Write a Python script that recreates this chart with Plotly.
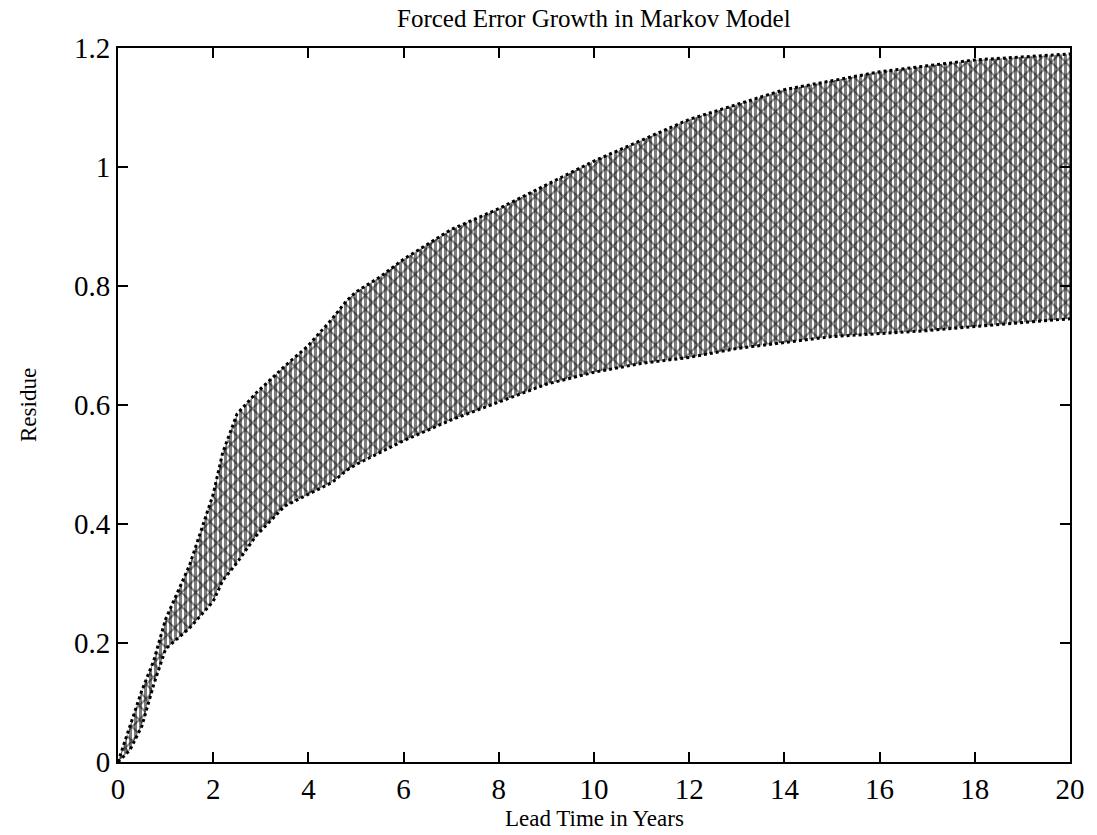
import plotly.graph_objects as go

# Lead time (years) at which the band edges were read
lead_time = [0, 0.25, 0.5, 0.75, 1, 1.5, 2, 2.2, 2.5, 2.9, 3.5, 4, 4.5, 4.8,
             5, 5.5, 6, 7, 8, 8.5, 9, 10, 11, 12, 13, 14, 15, 16, 17, 18, 19, 20]
# Upper edge of the ensemble band (residue)
upper_edge = [0, 0.06, 0.12, 0.17, 0.24, 0.33, 0.45, 0.52, 0.585, 0.62, 0.665, 0.70, 0.745, 0.775,
              0.79, 0.815, 0.845, 0.895, 0.93, 0.95, 0.97, 1.01, 1.045, 1.08, 1.105, 1.13, 1.145, 1.16, 1.17, 1.18, 1.185, 1.19]
# Lower edge of the ensemble band (residue)
lower_edge = [0, 0.02, 0.06, 0.13, 0.19, 0.225, 0.27, 0.305, 0.335, 0.38, 0.43, 0.45, 0.47, 0.49,
              0.50, 0.52, 0.54, 0.575, 0.605, 0.62, 0.635, 0.655, 0.67, 0.68, 0.695, 0.705, 0.715, 0.72, 0.725, 0.732, 0.738, 0.745]

x_ticks = [0, 2, 4, 6, 8, 10, 12, 14, 16, 18, 20]
y_ticks = [0, 0.2, 0.4, 0.6, 0.8, 1.0, 1.2]
y_tick_text = ["0", "0.2", "0.4", "0.6", "0.8", "1", "1.2"]

FONT = "Liberation Serif, Times New Roman, serif"

fig = go.Figure()
# band with dense vertical hatching
fig.add_trace(go.Scatter(x=lead_time, y=lower_edge, mode="lines",
                         line=dict(color="black", width=3, dash="dot"), showlegend=False))
fig.add_trace(go.Scatter(x=lead_time, y=upper_edge, mode="lines", fill="tonexty",
                         fillcolor="white",
                         fillpattern=dict(shape="|", fgcolor="black", bgcolor="white",
                                          size=5, solidity=0.6),
                         line=dict(color="black", width=3, dash="dot"), showlegend=False))
# overlay crossing texture
fig.add_trace(go.Scatter(x=lead_time, y=lower_edge, mode="lines",
                         line=dict(color="black", width=0), showlegend=False))
fig.add_trace(go.Scatter(x=lead_time, y=upper_edge, mode="lines", fill="tonexty",
                         fillcolor="rgba(0,0,0,0)",
                         fillpattern=dict(shape="x", fgcolor="black", bgcolor="rgba(0,0,0,0)",
                                          size=10, solidity=0.35),
                         line=dict(color="black", width=0), showlegend=False))

fig.update_layout(
    width=1097, height=835,
    margin=dict(l=118, r=22, t=48, b=73),
    paper_bgcolor="white", plot_bgcolor="white",
    font=dict(family=FONT, color="black", size=24),
    xaxis=dict(range=[0, 20], tickvals=x_ticks, ticks="inside", ticklen=10, tickwidth=2,
               tickcolor="black", showline=True, linecolor="black", linewidth=2,
               mirror="ticks", showgrid=False, zeroline=False,
               tickfont=dict(size=29, family=FONT)),
    yaxis=dict(range=[0, 1.2], tickvals=y_ticks, ticktext=y_tick_text, ticks="inside",
               ticklen=10, tickwidth=2, tickcolor="black", showline=True, linecolor="black",
               linewidth=2, mirror="ticks", showgrid=False, zeroline=False,
               tickfont=dict(size=29, family=FONT)),
    annotations=[
        dict(text="Forced Error Growth in Markov Model", x=0.5, y=1, xref="paper", yref="paper",
             yanchor="middle", xanchor="center", yshift=30, showarrow=False,
             font=dict(size=25, family=FONT)),
        dict(text="Lead Time in Years", x=0.5, y=0, xref="paper", yref="paper",
             yanchor="middle", xanchor="center", yshift=-56, showarrow=False,
             font=dict(size=23, family=FONT)),
        dict(text="Residue", x=0, y=0.5, xref="paper", yref="paper", xshift=-90,
             xanchor="center", yanchor="middle",
             textangle=-90, showarrow=False, font=dict(size=23, family=FONT)),
    ],
)

fig.write_html("out.html")
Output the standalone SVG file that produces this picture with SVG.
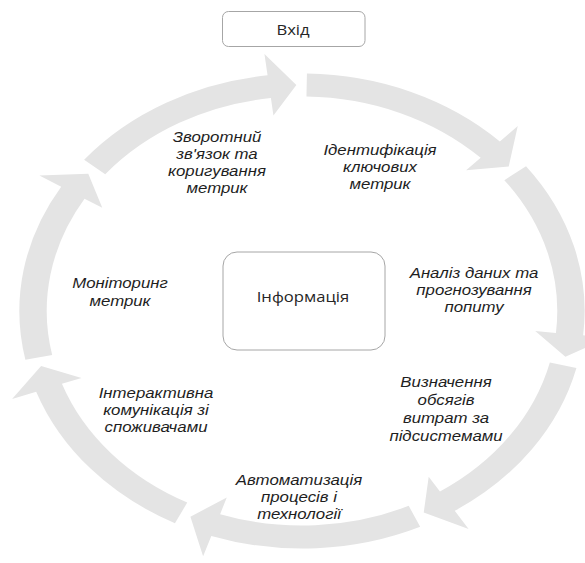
<svg xmlns="http://www.w3.org/2000/svg" xmlns:xlink="http://www.w3.org/1999/xlink" width="585" height="563" viewBox="0 0 585 563">
<style>
.ring{fill:#e4e4e4;stroke:none}
.box{fill:#ffffff;stroke:#a6a6a6;stroke-width:1}
.t{font-family:"Open Sans","DejaVu Sans",sans-serif;font-size:14px;fill:#262626;text-anchor:middle}
.i{font-family:"Liberation Sans","Arial",sans-serif;font-style:italic;font-size:14px;fill:#1e1e1e;text-anchor:middle}
</style>
<defs>
<path id="seg" d="M-183.09,-151.31 A237.5,237.5 0 0 1 -28.94,-235.73 L-31.56,-257.07 L-4.73,-225.95 L-24.01,-195.53 L-26.14,-212.90 A214.5,214.5 0 0 0 -165.36,-136.66 Z"/>
</defs>
<g id="connectors" class="ring" transform="translate(302,311) scale(1.19,1)">
<use xlink:href="#seg"/>
<use xlink:href="#seg" transform="rotate(51.4286)"/>
<use xlink:href="#seg" transform="rotate(102.857)"/>
<use xlink:href="#seg" transform="rotate(154.286)"/>
<use xlink:href="#seg" transform="rotate(205.714)"/>
<use xlink:href="#seg" transform="rotate(257.143)"/>
<use xlink:href="#seg" transform="rotate(308.571)"/>
</g>
<g id="input">
<rect class="box" x="222.5" y="11.5" width="142.5" height="35" rx="6"/>
<text class="t" transform="translate(293,35) scale(1.19,1)">Вхід</text>
</g>
<g id="info">
<rect class="box" x="223" y="252" width="162" height="98" rx="14"/>
<text class="t" transform="translate(303,302) scale(1.19,1)">Інформація</text>
</g>
<g id="step1">
<text class="i" transform="translate(380,155) scale(1.2,1)">Ідентифікація</text>
<text class="i" transform="translate(380,172) scale(1.2,1)">ключових</text>
<text class="i" transform="translate(380,189) scale(1.2,1)">метрик</text>
</g>
<g id="step2">
<text class="i" transform="translate(474,278) scale(1.2,1)">Аналіз даних та</text>
<text class="i" transform="translate(474,295) scale(1.2,1)">прогнозування</text>
<text class="i" transform="translate(474,312) scale(1.2,1)">попиту</text>
</g>
<g id="step3">
<text class="i" transform="translate(446,387) scale(1.2,1)">Визначення</text>
<text class="i" transform="translate(446,405) scale(1.2,1)">обсягів</text>
<text class="i" transform="translate(446,423) scale(1.2,1)">витрат за</text>
<text class="i" transform="translate(446,441) scale(1.2,1)">підсистемами</text>
</g>
<g id="step4">
<text class="i" transform="translate(299,485) scale(1.2,1)">Автоматизація</text>
<text class="i" transform="translate(299,502) scale(1.2,1)">процесів і</text>
<text class="i" transform="translate(299,519) scale(1.2,1)">технології</text>
</g>
<g id="step5">
<text class="i" transform="translate(156,398) scale(1.2,1)">Інтерактивна</text>
<text class="i" transform="translate(156,415) scale(1.2,1)">комунікація зі</text>
<text class="i" transform="translate(156,432) scale(1.2,1)">споживачами</text>
</g>
<g id="step6">
<text class="i" transform="translate(120,288) scale(1.2,1)">Моніторинг</text>
<text class="i" transform="translate(120,306) scale(1.2,1)">метрик</text>
</g>
<g id="step7">
<text class="i" transform="translate(217,142) scale(1.2,1)">Зворотний</text>
<text class="i" transform="translate(217,159) scale(1.2,1)">зв'язок та</text>
<text class="i" transform="translate(217,176) scale(1.2,1)">коригування</text>
<text class="i" transform="translate(217,193) scale(1.2,1)">метрик</text>
</g>
</svg>
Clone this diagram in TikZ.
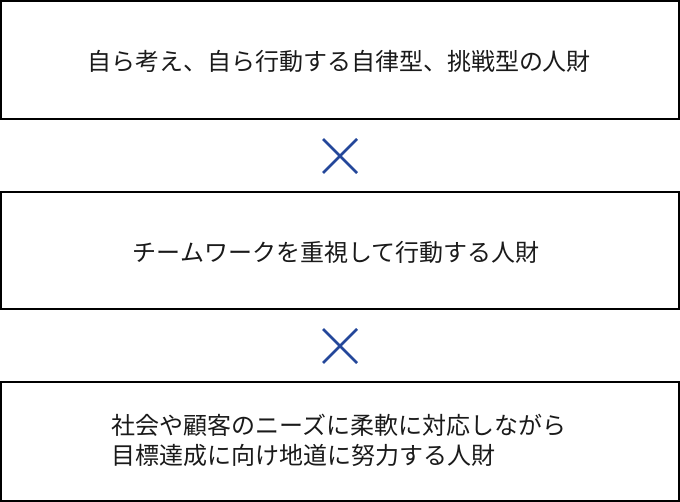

★ ★ ★ ★

WRITTEN REQUEST: Search the lines above for the string "this", then show every one that has it.

THE RESULT:
Write a Python script that recreates this chart with Plotly.
Output the standalone SVG file that produces this picture with SVG.
Clone this diagram in TikZ.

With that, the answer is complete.